Many individuals and institutions analyze financial data, financial instruments, such as equity and fixed-income securities, and other things, at least in part to predict future economic events. Such individuals may include, for example, security analysts. The role of the security analyst is generally well-known and includes, among other things, issuing earnings estimates for securities, other financial estimates concerning future economic events (e.g., revenue), recommendations on whether investors should buy, sell, or hold financial instruments, such as equity securities, and other predictions. Security analyst estimates may include, but are not limited to, quarterly, semi-annual, and annual earnings estimates for companies whether or not they are traded on a public securities exchange.
Security analysts generally predict a stock's quarterly or annual earnings well in advance of the time the actual earnings are announced, and from time to time, update their predictions. These predictions are recorded, for example, in the Institutional Brokers Estimates Service (“IBES”) database and other commercial databases. The IBES Detail History is complete in its record of estimates and actuals, but limited in its summaries and reports. While IBES provides a summary history database with summary-level information per security per fiscal period (or month), it does not provide daily summaries.
Many investors use the simple average of analysts' estimates, often referred to as the “consensus,” to predict a stock's earnings, and to make investment decisions based on the consensus earnings estimate. However, this consensus is a naïve average created by placing equal weight on each analyst's estimate, regardless of whether the estimate was created recently or months ago, regardless of whether the analyst is a seasoned veteran with a great track record or a rookie, regardless of any historical bias, and regardless of other factors that may be relevant.
Usually more than one analyst follows a given security. Analysts often disagree on earnings estimates and recommendations and, as a result, analysts' earnings estimates and recommendations often vary.
A number of financial information services providers (“FISPs”) gather and report analysts' earnings estimates and recommendations. At least some FISPs report the high, low, and mean (or consensus) earnings estimates, as well as mean recommendations for equity securities (as translated to a FISP's particular scale, for example, one to five). In addition, FISPs may also provide information on what the earnings estimates and recommendations were seven and thirty days prior to the most current consensus, as well as the differences between the consensus (e.g., consensus growth or consensus P/E) for a single equity security and that of the relevant industry. Moreover, for some clients, FISPs provide earnings estimates and recommendations on an analyst-by-analyst basis. An advantage of the availability of analyst-level estimates and recommendations is that a client may view the components of the mean estimate or recommendation by analyst. Various drawbacks exist, however, with these approaches and other known techniques.

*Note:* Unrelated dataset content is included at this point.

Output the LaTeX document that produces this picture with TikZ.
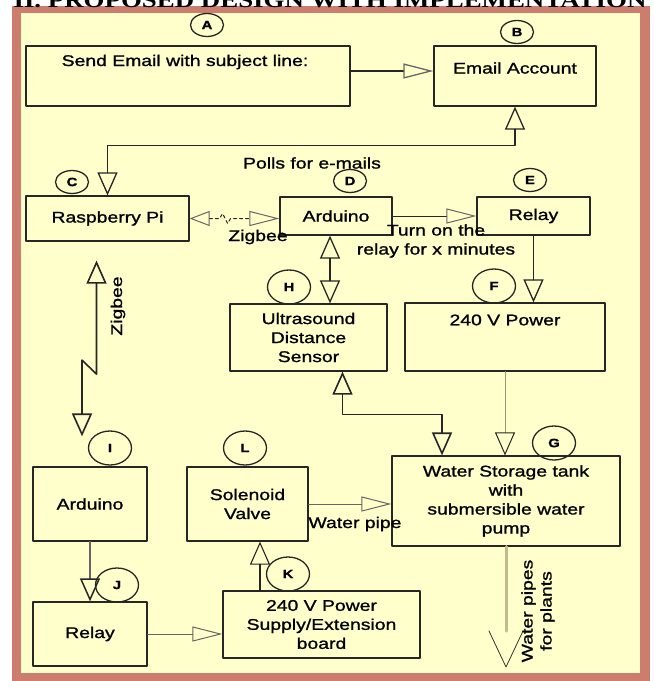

For example, prior approaches include a software program that displays all current estimates. For a particular fiscal period, for a particular security, the software provides the ability to simply “include” or “exclude” each estimate or recommendation from the mean. This is problematic for several reasons. First, commercially available databases of estimates and recommendations contain “current” data on thousands of stocks. Each stock may have estimates from 1 to 70 or more analysts. In addition, each analyst may provide estimates for one or more periods. The data may be updated throughout the day. Manually dealing with this volume of information may be time consuming and tedious.
Another drawback is that with current techniques, if an individual were inclined to determine which estimates (or recommendations) should get more weight, and which estimates should get less or no weight, the large volume of analysts makes it extremely difficult to determine which analysts provide more useful information than others. Current techniques lack sufficient ability to intelligently measure historical analyst performance and beneficially use such measurements.
Another drawback is that while it is possible to imagine various weighting systems or algorithms, it is difficult to effectively implement or test them. Current systems do not provide the ability to effectively devise new estimate (or recommendation) weighting algorithms; nor do they provide the ability to easily test a historical performance.
Another drawback with current techniques is that there are limited tools for easily and effectively analyzing historical estimates and recommendations. While the data is available, oftentimes unique code is written to conduct a specific analysis. Changing the analysis often requires rewriting code.
These and other drawbacks exist with existing systems.